▸ Aim of the task:
Repeat the material verbatim. Images are excluded from the copy.

────────────────────────────────────────

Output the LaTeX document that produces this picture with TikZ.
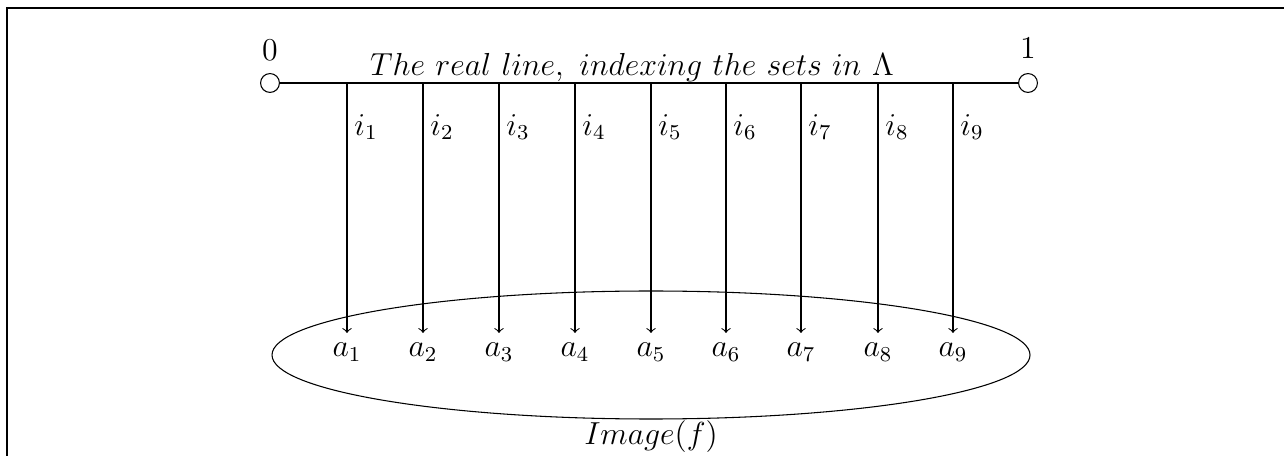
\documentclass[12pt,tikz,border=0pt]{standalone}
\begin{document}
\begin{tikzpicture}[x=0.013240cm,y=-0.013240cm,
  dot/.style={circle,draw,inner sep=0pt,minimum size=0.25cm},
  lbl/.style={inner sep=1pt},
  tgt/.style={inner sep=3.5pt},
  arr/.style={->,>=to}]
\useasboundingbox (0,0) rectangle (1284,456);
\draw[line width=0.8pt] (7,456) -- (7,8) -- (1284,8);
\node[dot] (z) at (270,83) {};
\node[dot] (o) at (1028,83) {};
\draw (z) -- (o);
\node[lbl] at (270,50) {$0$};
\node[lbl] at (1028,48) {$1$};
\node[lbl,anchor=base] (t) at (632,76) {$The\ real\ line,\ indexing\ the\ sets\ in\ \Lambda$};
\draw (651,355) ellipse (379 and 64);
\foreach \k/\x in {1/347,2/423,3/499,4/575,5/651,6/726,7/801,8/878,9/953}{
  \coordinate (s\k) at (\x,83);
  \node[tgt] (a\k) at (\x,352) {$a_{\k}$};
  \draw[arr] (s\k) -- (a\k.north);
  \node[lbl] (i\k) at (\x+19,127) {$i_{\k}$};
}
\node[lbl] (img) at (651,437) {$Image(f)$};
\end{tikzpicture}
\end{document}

────────────────────────────────────────

▸ Exercise output:
Output the LaTeX document that produces this picture with TikZ.
\documentclass[12pt,tikz,border=0pt]{standalone}
\begin{document}
\begin{tikzpicture}[x=0.013240cm,y=-0.013240cm,
  dot/.style={circle,draw,inner sep=0pt,minimum size=0.25cm},
  lbl/.style={inner sep=1pt},
  tgt/.style={inner sep=3.5pt},
  arr/.style={->,>=to}]
\useasboundingbox (0,0) rectangle (1284,456);
\draw[line width=0.8pt] (7,456) -- (7,8) -- (1284,8);
\node[dot] (z) at (270,83) {};
\node[dot] (o) at (1028,83) {};
\draw (z) -- (o);
\node[lbl] at (270,50) {$0$};
\node[lbl] at (1028,48) {$1$};
\node[lbl,anchor=base] (t) at (632,76) {$The\ real\ line,\ indexing\ the\ sets\ in\ \Lambda$};
\draw (651,355) ellipse (379 and 64);
\foreach \k/\x in {1/347,2/423,3/499,4/575,5/651,6/726,7/801,8/878,9/953}{
  \coordinate (s\k) at (\x,83);
  \node[tgt] (a\k) at (\x,352) {$a_{\k}$};
  \draw[arr] (s\k) -- (a\k.north);
  \node[lbl] (i\k) at (\x+19,127) {$i_{\k}$};
}
\node[lbl] (img) at (651,437) {$Image(f)$};
\end{tikzpicture}
\end{document}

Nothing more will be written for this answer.